In the material below, the lines containing the word "that" are required; copy each of them.

* _DATASET ROWS_:
====

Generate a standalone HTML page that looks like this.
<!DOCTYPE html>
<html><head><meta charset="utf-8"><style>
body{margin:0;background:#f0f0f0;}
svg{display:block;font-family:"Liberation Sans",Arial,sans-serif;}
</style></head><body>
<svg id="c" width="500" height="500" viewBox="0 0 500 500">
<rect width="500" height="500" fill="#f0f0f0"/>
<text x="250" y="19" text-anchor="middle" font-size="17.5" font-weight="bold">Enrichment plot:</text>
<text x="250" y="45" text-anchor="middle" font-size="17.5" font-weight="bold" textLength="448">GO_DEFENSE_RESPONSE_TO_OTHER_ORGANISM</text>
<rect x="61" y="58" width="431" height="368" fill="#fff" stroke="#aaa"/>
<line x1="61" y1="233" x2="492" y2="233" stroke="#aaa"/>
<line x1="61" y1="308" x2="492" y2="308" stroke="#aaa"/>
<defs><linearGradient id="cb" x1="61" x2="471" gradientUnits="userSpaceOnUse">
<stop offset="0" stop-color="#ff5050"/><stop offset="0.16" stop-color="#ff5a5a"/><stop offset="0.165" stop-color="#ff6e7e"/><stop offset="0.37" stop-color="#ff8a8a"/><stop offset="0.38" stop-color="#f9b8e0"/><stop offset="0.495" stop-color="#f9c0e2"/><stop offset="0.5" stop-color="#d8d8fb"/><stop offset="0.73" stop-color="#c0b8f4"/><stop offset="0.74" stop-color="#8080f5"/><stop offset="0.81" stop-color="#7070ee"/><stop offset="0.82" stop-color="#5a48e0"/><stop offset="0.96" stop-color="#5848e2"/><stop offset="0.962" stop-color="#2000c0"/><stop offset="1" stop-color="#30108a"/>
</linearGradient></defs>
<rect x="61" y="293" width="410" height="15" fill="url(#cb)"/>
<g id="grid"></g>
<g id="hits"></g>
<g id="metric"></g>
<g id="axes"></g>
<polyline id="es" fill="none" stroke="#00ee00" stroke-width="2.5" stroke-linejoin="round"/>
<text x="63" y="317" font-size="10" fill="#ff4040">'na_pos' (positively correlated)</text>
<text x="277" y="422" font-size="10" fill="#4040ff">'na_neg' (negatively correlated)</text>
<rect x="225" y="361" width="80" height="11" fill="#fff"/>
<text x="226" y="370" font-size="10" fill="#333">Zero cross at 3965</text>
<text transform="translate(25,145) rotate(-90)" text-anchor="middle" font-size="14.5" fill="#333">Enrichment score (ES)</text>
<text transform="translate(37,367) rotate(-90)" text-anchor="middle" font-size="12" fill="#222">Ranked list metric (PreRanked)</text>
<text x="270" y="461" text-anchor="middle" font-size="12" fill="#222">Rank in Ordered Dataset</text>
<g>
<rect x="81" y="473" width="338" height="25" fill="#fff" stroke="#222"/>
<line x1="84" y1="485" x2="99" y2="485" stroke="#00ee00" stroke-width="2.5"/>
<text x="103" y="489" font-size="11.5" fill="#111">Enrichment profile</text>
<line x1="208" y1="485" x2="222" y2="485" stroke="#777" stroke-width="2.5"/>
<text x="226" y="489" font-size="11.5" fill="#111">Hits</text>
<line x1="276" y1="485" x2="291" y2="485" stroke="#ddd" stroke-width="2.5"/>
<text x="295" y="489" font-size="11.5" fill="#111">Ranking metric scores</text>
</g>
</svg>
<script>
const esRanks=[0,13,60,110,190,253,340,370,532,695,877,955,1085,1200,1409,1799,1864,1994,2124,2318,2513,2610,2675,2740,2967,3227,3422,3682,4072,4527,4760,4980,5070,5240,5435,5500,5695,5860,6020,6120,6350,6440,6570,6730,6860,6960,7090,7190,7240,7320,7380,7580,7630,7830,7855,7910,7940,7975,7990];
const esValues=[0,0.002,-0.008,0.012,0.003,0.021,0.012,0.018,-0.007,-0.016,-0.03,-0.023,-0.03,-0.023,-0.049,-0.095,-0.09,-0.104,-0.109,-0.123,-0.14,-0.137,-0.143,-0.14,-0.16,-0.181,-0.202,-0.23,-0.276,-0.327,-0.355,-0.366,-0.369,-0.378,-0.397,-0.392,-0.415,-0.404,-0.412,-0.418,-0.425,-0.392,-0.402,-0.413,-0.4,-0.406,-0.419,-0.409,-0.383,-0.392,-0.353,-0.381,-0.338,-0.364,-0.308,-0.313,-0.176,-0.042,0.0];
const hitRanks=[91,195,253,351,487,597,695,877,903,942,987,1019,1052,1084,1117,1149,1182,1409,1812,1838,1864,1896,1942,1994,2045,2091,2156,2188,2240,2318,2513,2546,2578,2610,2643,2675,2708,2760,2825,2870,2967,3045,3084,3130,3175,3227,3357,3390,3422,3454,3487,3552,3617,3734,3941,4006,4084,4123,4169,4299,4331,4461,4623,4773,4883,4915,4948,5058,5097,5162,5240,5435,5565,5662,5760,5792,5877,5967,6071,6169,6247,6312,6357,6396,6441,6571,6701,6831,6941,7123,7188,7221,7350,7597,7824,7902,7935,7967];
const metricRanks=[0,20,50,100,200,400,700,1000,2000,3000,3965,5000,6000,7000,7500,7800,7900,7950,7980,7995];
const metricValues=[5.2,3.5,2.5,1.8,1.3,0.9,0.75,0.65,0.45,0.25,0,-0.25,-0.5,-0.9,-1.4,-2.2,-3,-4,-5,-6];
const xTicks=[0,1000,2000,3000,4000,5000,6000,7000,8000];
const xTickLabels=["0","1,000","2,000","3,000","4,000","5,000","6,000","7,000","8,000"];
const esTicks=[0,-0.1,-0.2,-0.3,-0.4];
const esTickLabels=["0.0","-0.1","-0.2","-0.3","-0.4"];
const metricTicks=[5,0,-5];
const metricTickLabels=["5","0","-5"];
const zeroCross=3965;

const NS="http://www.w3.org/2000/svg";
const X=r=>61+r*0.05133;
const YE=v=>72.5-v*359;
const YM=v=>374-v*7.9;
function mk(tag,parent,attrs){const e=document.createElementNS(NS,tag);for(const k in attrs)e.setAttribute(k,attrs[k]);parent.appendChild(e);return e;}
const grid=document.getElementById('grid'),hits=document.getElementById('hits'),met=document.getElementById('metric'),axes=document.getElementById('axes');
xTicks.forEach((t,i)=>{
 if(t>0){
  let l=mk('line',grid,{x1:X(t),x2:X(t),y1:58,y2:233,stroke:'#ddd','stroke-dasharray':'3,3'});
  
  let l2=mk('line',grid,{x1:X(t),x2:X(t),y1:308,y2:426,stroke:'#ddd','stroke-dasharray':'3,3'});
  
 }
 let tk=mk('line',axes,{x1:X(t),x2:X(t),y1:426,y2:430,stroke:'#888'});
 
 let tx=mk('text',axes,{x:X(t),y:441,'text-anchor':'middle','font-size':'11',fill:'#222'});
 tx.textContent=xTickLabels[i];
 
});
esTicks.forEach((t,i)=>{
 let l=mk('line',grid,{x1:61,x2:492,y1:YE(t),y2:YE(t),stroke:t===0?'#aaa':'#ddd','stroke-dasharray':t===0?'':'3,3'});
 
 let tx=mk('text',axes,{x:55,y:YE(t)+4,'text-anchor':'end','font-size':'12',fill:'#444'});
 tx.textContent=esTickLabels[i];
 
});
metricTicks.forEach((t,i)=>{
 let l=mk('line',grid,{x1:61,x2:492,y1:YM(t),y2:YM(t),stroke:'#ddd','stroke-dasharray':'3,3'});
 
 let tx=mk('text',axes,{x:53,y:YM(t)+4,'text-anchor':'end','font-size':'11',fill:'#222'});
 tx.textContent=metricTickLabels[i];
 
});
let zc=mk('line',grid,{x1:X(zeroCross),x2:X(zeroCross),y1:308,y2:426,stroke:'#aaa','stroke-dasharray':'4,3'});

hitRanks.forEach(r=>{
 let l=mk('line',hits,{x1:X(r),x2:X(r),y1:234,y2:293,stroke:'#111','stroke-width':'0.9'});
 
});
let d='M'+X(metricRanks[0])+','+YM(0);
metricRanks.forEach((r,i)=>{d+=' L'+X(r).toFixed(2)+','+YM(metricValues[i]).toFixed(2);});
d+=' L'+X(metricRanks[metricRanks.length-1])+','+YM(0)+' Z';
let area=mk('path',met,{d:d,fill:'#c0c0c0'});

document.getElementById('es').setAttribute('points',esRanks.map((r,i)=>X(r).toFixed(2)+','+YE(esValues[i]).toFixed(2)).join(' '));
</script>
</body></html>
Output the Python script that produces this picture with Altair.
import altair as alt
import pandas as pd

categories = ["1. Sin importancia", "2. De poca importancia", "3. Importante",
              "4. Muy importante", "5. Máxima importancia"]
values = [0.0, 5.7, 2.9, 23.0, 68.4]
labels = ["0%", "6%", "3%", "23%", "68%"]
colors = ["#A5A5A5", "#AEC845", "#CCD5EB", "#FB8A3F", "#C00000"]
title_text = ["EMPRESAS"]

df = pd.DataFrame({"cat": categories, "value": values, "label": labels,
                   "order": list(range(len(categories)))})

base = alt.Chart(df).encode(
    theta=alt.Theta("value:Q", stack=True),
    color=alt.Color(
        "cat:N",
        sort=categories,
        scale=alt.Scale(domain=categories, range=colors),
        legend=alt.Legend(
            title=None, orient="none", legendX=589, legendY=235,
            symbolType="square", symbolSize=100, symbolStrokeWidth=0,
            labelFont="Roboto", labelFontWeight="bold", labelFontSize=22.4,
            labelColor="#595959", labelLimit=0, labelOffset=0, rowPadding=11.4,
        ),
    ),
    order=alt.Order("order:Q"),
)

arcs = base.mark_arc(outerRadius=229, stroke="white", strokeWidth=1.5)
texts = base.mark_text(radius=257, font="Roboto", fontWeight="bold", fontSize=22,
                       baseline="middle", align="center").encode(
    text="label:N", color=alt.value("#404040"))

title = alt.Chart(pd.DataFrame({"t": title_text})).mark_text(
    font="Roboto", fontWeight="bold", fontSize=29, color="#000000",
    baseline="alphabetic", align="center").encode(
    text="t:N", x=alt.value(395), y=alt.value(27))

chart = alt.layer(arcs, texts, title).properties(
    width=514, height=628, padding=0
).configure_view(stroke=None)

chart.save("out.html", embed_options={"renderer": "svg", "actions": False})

====

* _FINISHED EXERCISE_:
Generate a standalone HTML page that looks like this.
Output the Python script that produces this picture with Altair.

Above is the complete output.